SB: What makes me feel successful is the idea for me to actually activate ideas. Success for me isn’t contingent upon the biggest platform, the biggest visibility, the highest numbers of people looking at you. It’s about when I get divine inspiration and have this idea, when I can actualize a thing, that makes me feel like I’m successful. And success in the marketplace — I think that’s a moving needle. For some people, success is when they sell their first piece of art. For some people, they made their first piece of art and that was success. So I think it would be hard for me to weigh in on the full marketplace, but for myself, I know what that means, and I think that helps keep me grounded.
AT: What makes you feel at home in your own space?
SB: Light is probably one of the number one things. I’ve moved a lot over the years. But light really does impact the mood and the way that I actually do my work. Then I’d say plants. I have a lot of them, and it’s really a reminder to slow down and be present and just take your time. Enjoy the process at every stage that you’re in. A third item would be my books. I’m a big book collector, and I need those items around me for inspiration and to actually read and reread materials.

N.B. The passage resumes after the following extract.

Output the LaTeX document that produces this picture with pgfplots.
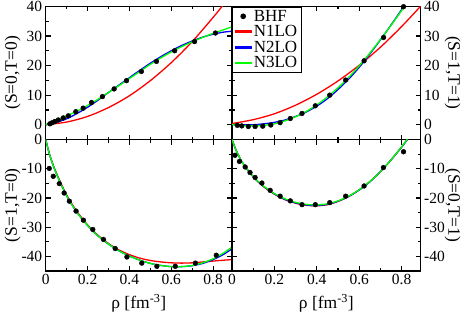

AT: What do you think you’re doing to impact the field you’re in? What changes do you hope to create?
SB: I hope that with what I’m building, other people feel inspired to activate their ideas. I also feel inspired to actually take part in this broader conversation of what it means to acquire art. For a lot of the collectors that I’ve worked with, the art that they purchased from me was the very first time they actually got into the art space. If there was something I wanted to leave, I guess I’d say the idea that all are welcome and that it’s about asking questions and then continuing to feel like you have a place in this space. Because a lot of people don’t. When I started doing this, I [told myself], ‘If you let your fears kind of get in the way, if you let the idea that [you] don’t have a physical brick-and-mortar stop you from actually creating something, that would be such a shame.’ So I like this idea of starting where you are. You can stay small, and you have no idea how you’re going to impact somebody else. So I say, activate those ideas. I hope that the platform becomes like a place for education inspiration, and plants a seed for someone else to build something.
Interview has been edited and condensed.